━━━ Information provided ━━━

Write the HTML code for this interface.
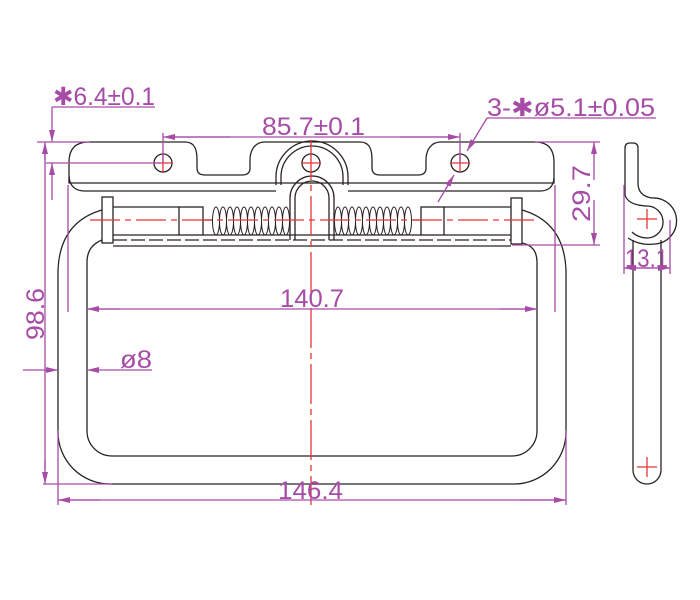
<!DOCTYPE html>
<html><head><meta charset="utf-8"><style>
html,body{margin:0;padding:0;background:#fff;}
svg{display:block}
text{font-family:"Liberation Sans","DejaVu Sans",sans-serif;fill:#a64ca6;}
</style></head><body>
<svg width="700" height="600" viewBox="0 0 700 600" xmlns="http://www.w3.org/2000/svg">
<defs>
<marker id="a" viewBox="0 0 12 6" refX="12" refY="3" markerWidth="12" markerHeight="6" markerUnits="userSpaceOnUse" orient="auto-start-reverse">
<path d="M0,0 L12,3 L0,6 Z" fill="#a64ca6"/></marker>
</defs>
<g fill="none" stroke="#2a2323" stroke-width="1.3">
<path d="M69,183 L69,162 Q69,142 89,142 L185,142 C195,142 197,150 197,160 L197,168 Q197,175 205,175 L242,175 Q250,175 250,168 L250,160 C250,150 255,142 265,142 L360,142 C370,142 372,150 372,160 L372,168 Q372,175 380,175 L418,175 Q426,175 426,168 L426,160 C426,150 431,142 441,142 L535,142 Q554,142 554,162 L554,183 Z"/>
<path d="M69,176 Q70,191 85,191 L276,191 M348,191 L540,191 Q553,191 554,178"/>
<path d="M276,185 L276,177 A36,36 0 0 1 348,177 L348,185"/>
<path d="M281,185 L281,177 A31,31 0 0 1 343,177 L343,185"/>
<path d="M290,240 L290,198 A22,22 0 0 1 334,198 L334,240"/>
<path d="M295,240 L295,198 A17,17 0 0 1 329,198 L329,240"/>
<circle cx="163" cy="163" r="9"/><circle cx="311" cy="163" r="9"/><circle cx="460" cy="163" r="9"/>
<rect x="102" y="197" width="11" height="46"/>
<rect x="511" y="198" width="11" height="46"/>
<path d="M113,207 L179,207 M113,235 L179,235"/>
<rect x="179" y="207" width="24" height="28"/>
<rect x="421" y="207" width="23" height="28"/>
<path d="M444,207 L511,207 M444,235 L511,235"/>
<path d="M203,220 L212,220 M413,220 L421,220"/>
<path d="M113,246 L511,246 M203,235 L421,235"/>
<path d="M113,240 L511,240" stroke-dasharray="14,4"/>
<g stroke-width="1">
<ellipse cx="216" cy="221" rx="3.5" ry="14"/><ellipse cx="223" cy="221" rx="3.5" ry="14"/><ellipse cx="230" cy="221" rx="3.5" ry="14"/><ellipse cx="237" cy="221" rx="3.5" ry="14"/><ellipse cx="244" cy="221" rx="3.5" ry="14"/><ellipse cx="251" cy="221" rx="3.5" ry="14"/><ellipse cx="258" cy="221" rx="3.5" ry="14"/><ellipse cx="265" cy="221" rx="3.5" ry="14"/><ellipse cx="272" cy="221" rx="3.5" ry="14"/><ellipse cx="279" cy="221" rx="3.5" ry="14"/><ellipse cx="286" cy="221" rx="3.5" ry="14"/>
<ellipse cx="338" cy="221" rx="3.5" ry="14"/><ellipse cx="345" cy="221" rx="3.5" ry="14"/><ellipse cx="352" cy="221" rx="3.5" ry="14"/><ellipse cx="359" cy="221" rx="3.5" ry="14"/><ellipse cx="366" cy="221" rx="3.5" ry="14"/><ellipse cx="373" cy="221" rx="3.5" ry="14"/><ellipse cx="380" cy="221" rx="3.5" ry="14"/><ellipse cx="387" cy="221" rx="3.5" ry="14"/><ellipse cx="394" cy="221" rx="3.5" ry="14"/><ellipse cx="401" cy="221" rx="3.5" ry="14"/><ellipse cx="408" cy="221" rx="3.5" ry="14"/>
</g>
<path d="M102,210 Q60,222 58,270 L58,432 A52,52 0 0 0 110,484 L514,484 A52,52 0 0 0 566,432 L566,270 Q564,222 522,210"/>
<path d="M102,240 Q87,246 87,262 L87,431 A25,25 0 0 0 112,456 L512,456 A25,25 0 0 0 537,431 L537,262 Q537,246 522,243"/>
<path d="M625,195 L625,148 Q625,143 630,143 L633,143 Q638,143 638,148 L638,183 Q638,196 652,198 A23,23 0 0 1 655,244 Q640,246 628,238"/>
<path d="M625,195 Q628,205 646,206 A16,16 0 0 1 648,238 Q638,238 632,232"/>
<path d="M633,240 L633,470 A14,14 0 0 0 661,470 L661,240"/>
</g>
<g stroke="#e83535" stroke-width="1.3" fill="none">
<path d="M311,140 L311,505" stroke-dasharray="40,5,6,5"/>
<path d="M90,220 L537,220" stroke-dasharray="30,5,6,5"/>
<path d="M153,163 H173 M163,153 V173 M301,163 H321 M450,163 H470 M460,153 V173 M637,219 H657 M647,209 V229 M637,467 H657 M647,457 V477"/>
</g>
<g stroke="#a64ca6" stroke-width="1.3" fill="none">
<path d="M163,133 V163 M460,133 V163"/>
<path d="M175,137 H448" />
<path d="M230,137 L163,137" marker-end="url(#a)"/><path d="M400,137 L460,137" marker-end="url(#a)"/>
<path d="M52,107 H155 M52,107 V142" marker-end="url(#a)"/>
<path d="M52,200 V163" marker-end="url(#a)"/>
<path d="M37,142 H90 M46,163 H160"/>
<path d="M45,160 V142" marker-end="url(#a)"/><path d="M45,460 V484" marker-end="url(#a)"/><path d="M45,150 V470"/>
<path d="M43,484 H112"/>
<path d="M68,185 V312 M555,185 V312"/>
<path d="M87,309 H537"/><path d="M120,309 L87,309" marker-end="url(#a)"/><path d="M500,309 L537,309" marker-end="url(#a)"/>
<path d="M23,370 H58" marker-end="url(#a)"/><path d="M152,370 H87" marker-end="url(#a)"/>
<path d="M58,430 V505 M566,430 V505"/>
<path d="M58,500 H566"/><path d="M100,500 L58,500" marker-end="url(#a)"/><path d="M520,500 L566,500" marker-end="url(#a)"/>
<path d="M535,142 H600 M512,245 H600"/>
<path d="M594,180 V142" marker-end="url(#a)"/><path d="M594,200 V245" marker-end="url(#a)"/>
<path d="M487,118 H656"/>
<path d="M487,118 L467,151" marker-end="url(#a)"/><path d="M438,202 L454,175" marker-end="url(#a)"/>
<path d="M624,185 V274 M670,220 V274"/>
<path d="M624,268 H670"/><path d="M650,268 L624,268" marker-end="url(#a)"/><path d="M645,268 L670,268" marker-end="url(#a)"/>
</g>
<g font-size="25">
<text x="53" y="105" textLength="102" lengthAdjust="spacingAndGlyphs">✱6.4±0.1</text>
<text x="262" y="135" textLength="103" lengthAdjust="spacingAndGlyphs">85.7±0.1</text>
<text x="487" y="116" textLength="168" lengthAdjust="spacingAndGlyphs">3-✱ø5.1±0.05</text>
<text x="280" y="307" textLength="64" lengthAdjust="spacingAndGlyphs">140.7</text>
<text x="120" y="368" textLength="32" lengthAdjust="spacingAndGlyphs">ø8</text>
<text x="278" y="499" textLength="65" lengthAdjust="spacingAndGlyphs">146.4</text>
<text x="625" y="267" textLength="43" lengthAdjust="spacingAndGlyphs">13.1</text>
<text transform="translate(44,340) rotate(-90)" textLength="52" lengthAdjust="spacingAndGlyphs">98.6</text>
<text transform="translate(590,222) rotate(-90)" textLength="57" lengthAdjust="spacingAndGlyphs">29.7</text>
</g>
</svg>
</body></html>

━━━

- Work required -
Copy the data exactly. Any picture it contains is to be omitted.

- Written solution -
Write the HTML code for this interface.
<!DOCTYPE html>
<html><head><meta charset="utf-8"><style>
html,body{margin:0;padding:0;background:#fff;}
svg{display:block}
text{font-family:"Liberation Sans","DejaVu Sans",sans-serif;fill:#a64ca6;}
</style></head><body>
<svg width="700" height="600" viewBox="0 0 700 600" xmlns="http://www.w3.org/2000/svg">
<defs>
<marker id="a" viewBox="0 0 12 6" refX="12" refY="3" markerWidth="12" markerHeight="6" markerUnits="userSpaceOnUse" orient="auto-start-reverse">
<path d="M0,0 L12,3 L0,6 Z" fill="#a64ca6"/></marker>
</defs>
<g fill="none" stroke="#2a2323" stroke-width="1.3">
<path d="M69,183 L69,162 Q69,142 89,142 L185,142 C195,142 197,150 197,160 L197,168 Q197,175 205,175 L242,175 Q250,175 250,168 L250,160 C250,150 255,142 265,142 L360,142 C370,142 372,150 372,160 L372,168 Q372,175 380,175 L418,175 Q426,175 426,168 L426,160 C426,150 431,142 441,142 L535,142 Q554,142 554,162 L554,183 Z"/>
<path d="M69,176 Q70,191 85,191 L276,191 M348,191 L540,191 Q553,191 554,178"/>
<path d="M276,185 L276,177 A36,36 0 0 1 348,177 L348,185"/>
<path d="M281,185 L281,177 A31,31 0 0 1 343,177 L343,185"/>
<path d="M290,240 L290,198 A22,22 0 0 1 334,198 L334,240"/>
<path d="M295,240 L295,198 A17,17 0 0 1 329,198 L329,240"/>
<circle cx="163" cy="163" r="9"/><circle cx="311" cy="163" r="9"/><circle cx="460" cy="163" r="9"/>
<rect x="102" y="197" width="11" height="46"/>
<rect x="511" y="198" width="11" height="46"/>
<path d="M113,207 L179,207 M113,235 L179,235"/>
<rect x="179" y="207" width="24" height="28"/>
<rect x="421" y="207" width="23" height="28"/>
<path d="M444,207 L511,207 M444,235 L511,235"/>
<path d="M203,220 L212,220 M413,220 L421,220"/>
<path d="M113,246 L511,246 M203,235 L421,235"/>
<path d="M113,240 L511,240" stroke-dasharray="14,4"/>
<g stroke-width="1">
<ellipse cx="216" cy="221" rx="3.5" ry="14"/><ellipse cx="223" cy="221" rx="3.5" ry="14"/><ellipse cx="230" cy="221" rx="3.5" ry="14"/><ellipse cx="237" cy="221" rx="3.5" ry="14"/><ellipse cx="244" cy="221" rx="3.5" ry="14"/><ellipse cx="251" cy="221" rx="3.5" ry="14"/><ellipse cx="258" cy="221" rx="3.5" ry="14"/><ellipse cx="265" cy="221" rx="3.5" ry="14"/><ellipse cx="272" cy="221" rx="3.5" ry="14"/><ellipse cx="279" cy="221" rx="3.5" ry="14"/><ellipse cx="286" cy="221" rx="3.5" ry="14"/>
<ellipse cx="338" cy="221" rx="3.5" ry="14"/><ellipse cx="345" cy="221" rx="3.5" ry="14"/><ellipse cx="352" cy="221" rx="3.5" ry="14"/><ellipse cx="359" cy="221" rx="3.5" ry="14"/><ellipse cx="366" cy="221" rx="3.5" ry="14"/><ellipse cx="373" cy="221" rx="3.5" ry="14"/><ellipse cx="380" cy="221" rx="3.5" ry="14"/><ellipse cx="387" cy="221" rx="3.5" ry="14"/><ellipse cx="394" cy="221" rx="3.5" ry="14"/><ellipse cx="401" cy="221" rx="3.5" ry="14"/><ellipse cx="408" cy="221" rx="3.5" ry="14"/>
</g>
<path d="M102,210 Q60,222 58,270 L58,432 A52,52 0 0 0 110,484 L514,484 A52,52 0 0 0 566,432 L566,270 Q564,222 522,210"/>
<path d="M102,240 Q87,246 87,262 L87,431 A25,25 0 0 0 112,456 L512,456 A25,25 0 0 0 537,431 L537,262 Q537,246 522,243"/>
<path d="M625,195 L625,148 Q625,143 630,143 L633,143 Q638,143 638,148 L638,183 Q638,196 652,198 A23,23 0 0 1 655,244 Q640,246 628,238"/>
<path d="M625,195 Q628,205 646,206 A16,16 0 0 1 648,238 Q638,238 632,232"/>
<path d="M633,240 L633,470 A14,14 0 0 0 661,470 L661,240"/>
</g>
<g stroke="#e83535" stroke-width="1.3" fill="none">
<path d="M311,140 L311,505" stroke-dasharray="40,5,6,5"/>
<path d="M90,220 L537,220" stroke-dasharray="30,5,6,5"/>
<path d="M153,163 H173 M163,153 V173 M301,163 H321 M450,163 H470 M460,153 V173 M637,219 H657 M647,209 V229 M637,467 H657 M647,457 V477"/>
</g>
<g stroke="#a64ca6" stroke-width="1.3" fill="none">
<path d="M163,133 V163 M460,133 V163"/>
<path d="M175,137 H448" />
<path d="M230,137 L163,137" marker-end="url(#a)"/><path d="M400,137 L460,137" marker-end="url(#a)"/>
<path d="M52,107 H155 M52,107 V142" marker-end="url(#a)"/>
<path d="M52,200 V163" marker-end="url(#a)"/>
<path d="M37,142 H90 M46,163 H160"/>
<path d="M45,160 V142" marker-end="url(#a)"/><path d="M45,460 V484" marker-end="url(#a)"/><path d="M45,150 V470"/>
<path d="M43,484 H112"/>
<path d="M68,185 V312 M555,185 V312"/>
<path d="M87,309 H537"/><path d="M120,309 L87,309" marker-end="url(#a)"/><path d="M500,309 L537,309" marker-end="url(#a)"/>
<path d="M23,370 H58" marker-end="url(#a)"/><path d="M152,370 H87" marker-end="url(#a)"/>
<path d="M58,430 V505 M566,430 V505"/>
<path d="M58,500 H566"/><path d="M100,500 L58,500" marker-end="url(#a)"/><path d="M520,500 L566,500" marker-end="url(#a)"/>
<path d="M535,142 H600 M512,245 H600"/>
<path d="M594,180 V142" marker-end="url(#a)"/><path d="M594,200 V245" marker-end="url(#a)"/>
<path d="M487,118 H656"/>
<path d="M487,118 L467,151" marker-end="url(#a)"/><path d="M438,202 L454,175" marker-end="url(#a)"/>
<path d="M624,185 V274 M670,220 V274"/>
<path d="M624,268 H670"/><path d="M650,268 L624,268" marker-end="url(#a)"/><path d="M645,268 L670,268" marker-end="url(#a)"/>
</g>
<g font-size="25">
<text x="53" y="105" textLength="102" lengthAdjust="spacingAndGlyphs">✱6.4±0.1</text>
<text x="262" y="135" textLength="103" lengthAdjust="spacingAndGlyphs">85.7±0.1</text>
<text x="487" y="116" textLength="168" lengthAdjust="spacingAndGlyphs">3-✱ø5.1±0.05</text>
<text x="280" y="307" textLength="64" lengthAdjust="spacingAndGlyphs">140.7</text>
<text x="120" y="368" textLength="32" lengthAdjust="spacingAndGlyphs">ø8</text>
<text x="278" y="499" textLength="65" lengthAdjust="spacingAndGlyphs">146.4</text>
<text x="625" y="267" textLength="43" lengthAdjust="spacingAndGlyphs">13.1</text>
<text transform="translate(44,340) rotate(-90)" textLength="52" lengthAdjust="spacingAndGlyphs">98.6</text>
<text transform="translate(590,222) rotate(-90)" textLength="57" lengthAdjust="spacingAndGlyphs">29.7</text>
</g>
</svg>
</body></html>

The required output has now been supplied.